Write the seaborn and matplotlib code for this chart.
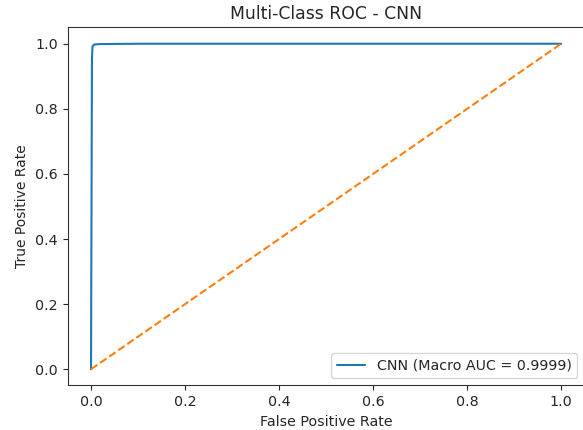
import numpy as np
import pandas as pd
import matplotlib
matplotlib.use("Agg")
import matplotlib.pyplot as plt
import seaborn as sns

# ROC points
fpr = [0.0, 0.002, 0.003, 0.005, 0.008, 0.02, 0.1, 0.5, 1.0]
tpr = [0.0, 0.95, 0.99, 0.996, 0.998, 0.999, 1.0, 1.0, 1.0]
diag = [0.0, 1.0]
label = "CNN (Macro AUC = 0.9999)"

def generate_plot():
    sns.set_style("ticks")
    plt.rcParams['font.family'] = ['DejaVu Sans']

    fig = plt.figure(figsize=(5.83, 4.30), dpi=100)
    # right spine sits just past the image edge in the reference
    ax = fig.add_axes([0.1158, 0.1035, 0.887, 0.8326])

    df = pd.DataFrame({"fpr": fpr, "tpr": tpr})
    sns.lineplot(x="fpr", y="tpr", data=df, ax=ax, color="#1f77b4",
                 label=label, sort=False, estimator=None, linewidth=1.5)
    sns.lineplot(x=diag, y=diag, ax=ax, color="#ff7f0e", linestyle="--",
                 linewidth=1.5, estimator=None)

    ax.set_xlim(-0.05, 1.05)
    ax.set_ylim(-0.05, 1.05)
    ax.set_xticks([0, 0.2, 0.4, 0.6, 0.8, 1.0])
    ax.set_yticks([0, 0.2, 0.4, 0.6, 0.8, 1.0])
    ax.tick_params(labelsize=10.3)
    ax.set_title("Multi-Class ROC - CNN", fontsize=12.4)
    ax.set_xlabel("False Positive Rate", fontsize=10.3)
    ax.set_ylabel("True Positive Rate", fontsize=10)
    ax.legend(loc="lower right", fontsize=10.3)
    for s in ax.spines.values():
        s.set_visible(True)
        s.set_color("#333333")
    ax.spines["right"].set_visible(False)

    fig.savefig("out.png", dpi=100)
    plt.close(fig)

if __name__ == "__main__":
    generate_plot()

——————

_Directive_
Each line from the top of the material through the line containing "linewidth=1.5, estimator=None)" should be reproduced exactly; please drop any images.

_Written response_
Write the seaborn and matplotlib code for this chart.
import numpy as np
import pandas as pd
import matplotlib
matplotlib.use("Agg")
import matplotlib.pyplot as plt
import seaborn as sns

# ROC points
fpr = [0.0, 0.002, 0.003, 0.005, 0.008, 0.02, 0.1, 0.5, 1.0]
tpr = [0.0, 0.95, 0.99, 0.996, 0.998, 0.999, 1.0, 1.0, 1.0]
diag = [0.0, 1.0]
label = "CNN (Macro AUC = 0.9999)"

def generate_plot():
    sns.set_style("ticks")
    plt.rcParams['font.family'] = ['DejaVu Sans']

    fig = plt.figure(figsize=(5.83, 4.30), dpi=100)
    # right spine sits just past the image edge in the reference
    ax = fig.add_axes([0.1158, 0.1035, 0.887, 0.8326])

    df = pd.DataFrame({"fpr": fpr, "tpr": tpr})
    sns.lineplot(x="fpr", y="tpr", data=df, ax=ax, color="#1f77b4",
                 label=label, sort=False, estimator=None, linewidth=1.5)
    sns.lineplot(x=diag, y=diag, ax=ax, color="#ff7f0e", linestyle="--",
                 linewidth=1.5, estimator=None)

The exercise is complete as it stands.